REPUBLIKA.CO.ID, JAKARTA--Usulan badan sertifikasi halal gabungan antara pemerintah dan Majelis Ulama Indonesia (MUI) dibenarkan oleh Komisi VIII DPR RI. Badan ini akan tetap merangkul MUI dan Lembaga Pengkajian Pangan Obat dan Kosmetika (LPPOM) MUI.
Anggota Komisi VIII DPR RI Ace Hasan Syadzily Alam, Selasa (4/3), mengungkapkan, dalam pembahasan RUU JPH di Komisi VIII DPR RI, memang ada usulan untuk membentuk badan baru di bawah koordinasi Kementerian Agama yang menangani sertifikasi halal.
Namun, karena sertifikasi tidak hanya berkaitan dengan syariah saja, tapi juga dengan perdagangan, badan ini juga nantinya bisa berkoordinasi dengan kementerian lainnya.
Dalam badan ini, MUI dilibatkan sebagai pemberi fatwa kehalalan suatu produk berdasarkan prinsip syariah. Sementara sertifikat, diregistrasi dan dikeluarkan badan itu. Ace mengakui MUI merupakan badan yang memiliki otoritas untuk menentukan kehalalan produknya.
Saat ini semua proses, mulai dari registrasi, audit hingga pemberian sertifikat dilakukan MUI. Padahal, jaminan produk bagi konsumen bukan tanggungjawab civil society, tapi pemerintah.
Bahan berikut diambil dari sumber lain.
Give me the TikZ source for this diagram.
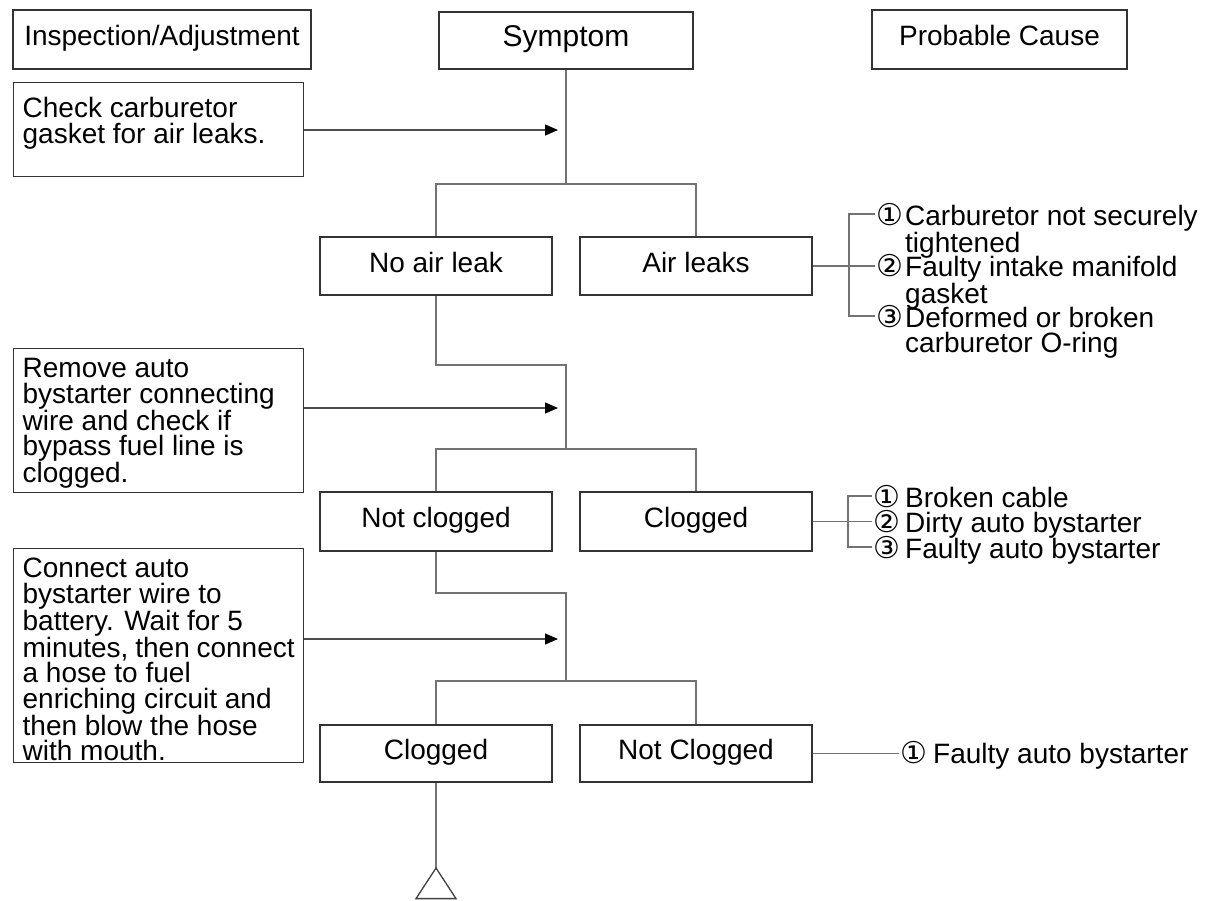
\documentclass[tikz,border=0pt]{standalone}
\usepackage{fontspec}
\setmainfont{Liberation Sans}
\newfontfamily\circfont{DejaVu Sans}
\usetikzlibrary{arrows.meta}
\newcommand\myline[1]{\hbox to\hsize{#1\hfil}}
\newcommand\bodyfnt{\fontsize{28pt}{25.4pt}\selectfont\lineskiplimit=-100pt\relax}
\begin{document}
\begin{tikzpicture}[x=1pt,y=-1pt,
  box/.style={draw=black!80, line width=1.3pt, inner sep=0pt, font=\bodyfnt, text height=20pt, text depth=8pt},
  tbox/.style={draw=black!80, line width=1.3pt, inner xsep=9pt, inner ysep=0pt, anchor=north west, font=\bodyfnt, minimum width=290pt},
  conn/.style={draw=black!55, line width=1.3pt},
  arr/.style={draw=black!70, line width=1.3pt, -{Triangle[length=13pt,width=11pt,color=black]}},
  num/.style={inner sep=1pt, anchor=base west, font=\circfont\fontsize{30pt}{30pt}\selectfont},
  ctext/.style={inner sep=0pt, anchor=base west, font=\bodyfnt}
]
\useasboundingbox (0,0) rectangle (1208,900);

% headers
\node[box, minimum width=298pt, minimum height=59pt] (insp) at (162,39.5) {Inspection/Adjustment};
\node[box, minimum width=254pt, minimum height=57pt, font=\fontsize{30pt}{30pt}\selectfont, text height=21pt, text depth=10pt] (sym) at (566,40.5) {Symptom};
\node[box, minimum width=255pt, minimum height=59pt] (cause) at (999.5,39.5) {Probable Cause};

% inspection boxes
\node[tbox] (check) at (13,82) {\parbox[c][94pt][t]{272pt}{\myline{\rule{0pt}{35pt}Check carburetor}\myline{gasket for air leaks.}}};
\node[tbox] (remove) at (13,348) {\parbox[c][144pt][t]{272pt}{\myline{\rule{0pt}{29pt}Remove auto}\myline{bystarter connecting}\myline{wire and check if}\myline{bypass fuel line is}\myline{clogged.}}};
\node[tbox] (connect) at (13,548) {\parbox[c][214pt][t]{272pt}{\myline{\rule{0pt}{29pt}Connect auto}\myline{bystarter wire to}\myline{battery. Wait for 5}\myline{minutes, then connect}\myline{a hose to fuel}\myline{enriching circuit and}\myline{then blow the hose}\myline{with mouth.}}};

% symptom boxes
\node[box, minimum width=232pt, minimum height=58pt] (noair) at (436,266) {No air leak};
\node[box, minimum width=232pt, minimum height=58pt] (air) at (696,266) {Air leaks};
\node[box, minimum width=232pt, minimum height=59pt] (notclog) at (436,521.5) {Not clogged};
\node[box, minimum width=232pt, minimum height=59pt] (clog) at (696,521.5) {Clogged};
\node[box, minimum width=232pt, minimum height=57pt] (clog3) at (436,753.5) {Clogged};
\node[box, minimum width=232pt, minimum height=57pt] (nclog3) at (696,753.5) {Not Clogged};

% junction coordinates
\coordinate (j1) at (566,184);
\coordinate (k1) at (566,365);
\coordinate (j2) at (566,449);
\coordinate (k2) at (566,593);
\coordinate (j3) at (566,681);
\coordinate (a1) at (558,130);
\coordinate (a2) at (558,408);
\coordinate (a3) at (558,639);

% tree connectors
\draw[conn] (sym.south) -- (j1);
\draw[conn] (noair.north) |- (j1) -| (air.north);
\draw[conn] (noair.south) |- (k1) -- (j2);
\draw[conn] (notclog.north) |- (j2) -| (clog.north);
\draw[conn] (notclog.south) |- (k2) -- (j3);
\draw[conn] (clog3.north) |- (j3) -| (nclog3.north);

% arrows
\draw[arr] (check.east |- a1) -- (a1);
\draw[arr] (remove.east |- a2) -- (a2);
\draw[arr] (connect.east |- a3) -- (a3);

% bottom connector symbol
\coordinate (tri) at (436,868);
\draw[conn] (clog3.south) -- (tri);
\draw[draw=black!75, line width=1.3pt, line join=miter] (tri) -- (416,898.6) -- (456,898.6) -- cycle;

% causes row 1
\node[num] (n11) at (875,225) {①};
\node[ctext] (t11) at (905,225) {\parbox[t]{300pt}{\myline{Carburetor not securely}\myline{tightened}}};
\node[num] (n12) at (875,276) {②};
\node[ctext] (t12) at (905,276) {\parbox[t]{300pt}{\myline{Faulty intake manifold}\myline{gasket}}};
\node[num] (n13) at (875,327) {③};
\node[ctext] (t13) at (905,327) {\parbox[t]{300pt}{\myline{Deformed or broken}\myline{carburetor O-ring}}};
\coordinate (b1) at (849,266);
\draw[conn] (air.east) -- (air.east -| n12.west);
\draw[conn] (n11.west) -| (b1) |- (n13.west);

% causes row 2
\node[num] (n21) at (872,507) {①};
\node[ctext] (t21) at (905,507) {Broken cable};
\node[num] (n22) at (872,532) {②};
\node[ctext] (t22) at (905,532) {Dirty auto bystarter};
\node[num] (n23) at (872,558) {③};
\node[ctext] (t23) at (905,558) {Faulty auto bystarter};
\coordinate (b2) at (848,522);
\draw[conn] (clog.east) -- (clog.east -| n22.west);
\draw[conn] (n21.west) -| (b2) |- (n23.west);

% causes row 3
\node[num] (n31) at (899,763) {①};
\node[ctext] (t31) at (933,763) {Faulty auto bystarter};
\draw[conn] (nclog3.east) -- (nclog3.east -| n31.west);
\end{tikzpicture}
\end{document}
Badan itu juga akan mengubah konsep sehingga proporsinya jelas dan tidak ada yang mendominasi dengan mekanisme yang dibuat terbuka.
''Dominasi tidak bagus. Buka juga kesempatan untuk yang lain. Lagi pula masyarakat belum banyak tahu tentang mekanisme sertifikasi,'' kata Ace.
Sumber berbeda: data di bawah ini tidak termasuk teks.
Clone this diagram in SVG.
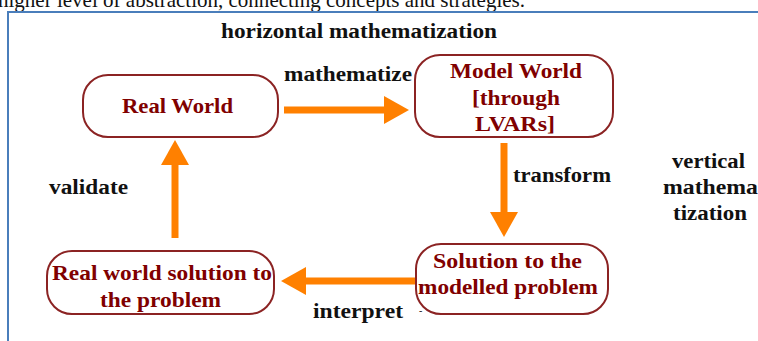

RUU JPH, kata Ace, merupakan payung hukum bagia setiap warga negara untuk dapat mengakses produk halal. Undang-undang ini juga membuka keterlibatan semua pihak.
Karena badan ini berada di bawah undang-undang, maka pengawasannya pun akan melekat seperti halnya lembaga negara lain. Dan tentu, kata Ace, lembaga ini juga akan diawasi parlemen. ''Kalau saat ini sertifikasi yang dilakukan MUI kan kita sulit mengawasi belum ada undang-undangnya,'' kata Ace.
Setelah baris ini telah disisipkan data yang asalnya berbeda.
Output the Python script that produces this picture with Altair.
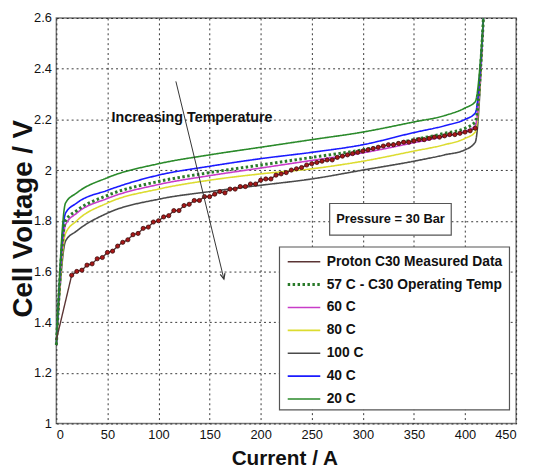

Badan ini nantinya akan memiliki lembaga penjamin halal (LPH) yang akan menguji kehalalan produk.
Dalam RUU JPH dimuat juga standar auditor yang bertugas dan akan melibatkan semua komponen, baik pemerintah, swasta maupun ormas. Mengenai auditor, sumbernya bisa dari LPPOM MUI, bisa juga dari pihak lain yang memenuhi standar. Auditor LPPOM MUI tidak dikesampingkan.
Yang pasti, auditor harus memiliki wawasan syariat dan menguasai ilmu yang berkaitan dengan pengujian kimia pangan, obat, dan kosmetika. Laporan LPH inilah yang dijasikan acuan fatwa ulama.
''Jadi, badan berfungsi sebagai regulator dan LPH sebagai operatornya,'' kata Ace.